→ WHAT IS ASKED
Quote every line as written. Omit pictures.

→ DATA PROVIDED
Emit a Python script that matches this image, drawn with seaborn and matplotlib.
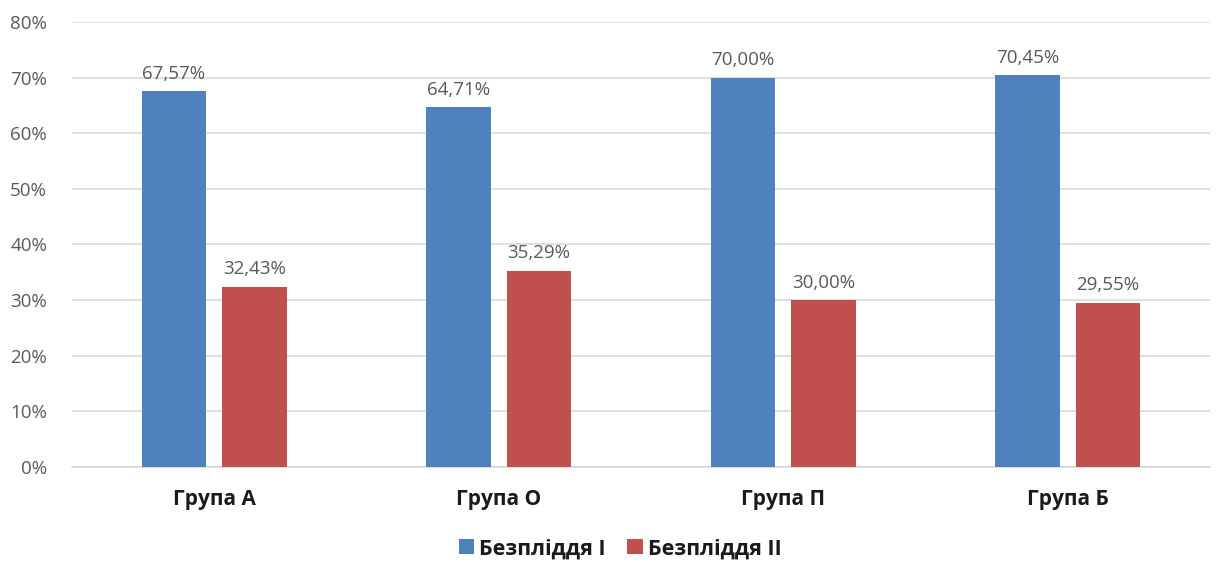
import matplotlib
matplotlib.use("Agg")
import matplotlib.pyplot as plt
import seaborn as sns
import pandas as pd
from matplotlib.patches import Patch

groups = ["Група А", "Група О", "Група П", "Група Б"]
series = ["Безпліддя І", "Безпліддя ІІ"]
values_1 = [67.57, 64.71, 70.00, 70.45]
values_2 = [32.43, 35.29, 30.00, 29.55]
y_ticks = [0, 10, 20, 30, 40, 50, 60, 70, 80]

colors = ["#4F81BD", "#C0504D"]

df = pd.DataFrame({
    "group": groups * 2,
    "series": [series[0]] * len(groups) + [series[1]] * len(groups),
    "value": values_1 + values_2,
})

sns.set_style("white")
plt.rcParams["font.family"] = ["Open Sans", "DejaVu Sans"]

fig = plt.figure(figsize=(12.21, 5.63), dpi=100)
ax = fig.add_axes([0.059, 0.1705, 0.932, 0.7905])

sns.barplot(data=df, x="group", y="value", hue="series", order=groups,
            hue_order=series, palette=colors, width=0.566, gap=0.2,
            saturation=1, linewidth=0, edgecolor="none",
            ax=ax, legend=False, zorder=3)

# value labels with comma decimals
for container in ax.containers:
    labels = [f"{b.get_height():.2f}%".replace(".", ",") for b in container]
    ax.bar_label(container, labels=labels, padding=6, fontsize=13.5,
                 color="#595959")

ax.set_ylim(0, 80)
ax.set_xlim(-0.5, 3.5)
ax.set_yticks(y_ticks)
ax.set_yticklabels([f"{t}%" for t in y_ticks], fontsize=13.5, color="#595959")
ax.yaxis.grid(True, color="#D9D9D9", linewidth=1.2, zorder=0)
ax.set_axisbelow(True)
ax.tick_params(axis="y", length=0, pad=18)
ax.tick_params(axis="x", length=0, pad=16)
for lbl in ax.get_xticklabels():
    lbl.set_fontweight("bold")
    lbl.set_fontsize(15)
    lbl.set_color("#1a1a1a")
ax.set_xlabel("")
ax.set_ylabel("")
for side in ["top", "right", "left"]:
    ax.spines[side].set_visible(False)
ax.spines["bottom"].set_color("#D9D9D9")
ax.spines["bottom"].set_linewidth(1.2)

handles = [Patch(facecolor=c, edgecolor="none") for c in colors]
leg = fig.legend(handles, series, loc="center", bbox_to_anchor=(0.508, 0.025),
                 ncol=2, frameon=False, handlelength=0.7, handleheight=0.7,
                 handletextpad=0.25, columnspacing=1.0,
                 prop={"weight": "bold", "size": 15.5})
for t in leg.get_texts():
    t.set_color("#1a1a1a")

fig.savefig("out.png", dpi=100)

→ WRITTEN REPLY
Emit a Python script that matches this image, drawn with seaborn and matplotlib.
import matplotlib
matplotlib.use("Agg")
import matplotlib.pyplot as plt
import seaborn as sns
import pandas as pd
from matplotlib.patches import Patch

groups = ["Група А", "Група О", "Група П", "Група Б"]
series = ["Безпліддя І", "Безпліддя ІІ"]
values_1 = [67.57, 64.71, 70.00, 70.45]
values_2 = [32.43, 35.29, 30.00, 29.55]
y_ticks = [0, 10, 20, 30, 40, 50, 60, 70, 80]

colors = ["#4F81BD", "#C0504D"]

df = pd.DataFrame({
    "group": groups * 2,
    "series": [series[0]] * len(groups) + [series[1]] * len(groups),
    "value": values_1 + values_2,
})

sns.set_style("white")
plt.rcParams["font.family"] = ["Open Sans", "DejaVu Sans"]

fig = plt.figure(figsize=(12.21, 5.63), dpi=100)
ax = fig.add_axes([0.059, 0.1705, 0.932, 0.7905])

sns.barplot(data=df, x="group", y="value", hue="series", order=groups,
            hue_order=series, palette=colors, width=0.566, gap=0.2,
            saturation=1, linewidth=0, edgecolor="none",
            ax=ax, legend=False, zorder=3)

# value labels with comma decimals
for container in ax.containers:
    labels = [f"{b.get_height():.2f}%".replace(".", ",") for b in container]
    ax.bar_label(container, labels=labels, padding=6, fontsize=13.5,
                 color="#595959")

ax.set_ylim(0, 80)
ax.set_xlim(-0.5, 3.5)
ax.set_yticks(y_ticks)
ax.set_yticklabels([f"{t}%" for t in y_ticks], fontsize=13.5, color="#595959")
ax.yaxis.grid(True, color="#D9D9D9", linewidth=1.2, zorder=0)
ax.set_axisbelow(True)
ax.tick_params(axis="y", length=0, pad=18)
ax.tick_params(axis="x", length=0, pad=16)
for lbl in ax.get_xticklabels():
    lbl.set_fontweight("bold")
    lbl.set_fontsize(15)
    lbl.set_color("#1a1a1a")
ax.set_xlabel("")
ax.set_ylabel("")
for side in ["top", "right", "left"]:
    ax.spines[side].set_visible(False)
ax.spines["bottom"].set_color("#D9D9D9")
ax.spines["bottom"].set_linewidth(1.2)

handles = [Patch(facecolor=c, edgecolor="none") for c in colors]
leg = fig.legend(handles, series, loc="center", bbox_to_anchor=(0.508, 0.025),
                 ncol=2, frameon=False, handlelength=0.7, handleheight=0.7,
                 handletextpad=0.25, columnspacing=1.0,
                 prop={"weight": "bold", "size": 15.5})
for t in leg.get_texts():
    t.set_color("#1a1a1a")

fig.savefig("out.png", dpi=100)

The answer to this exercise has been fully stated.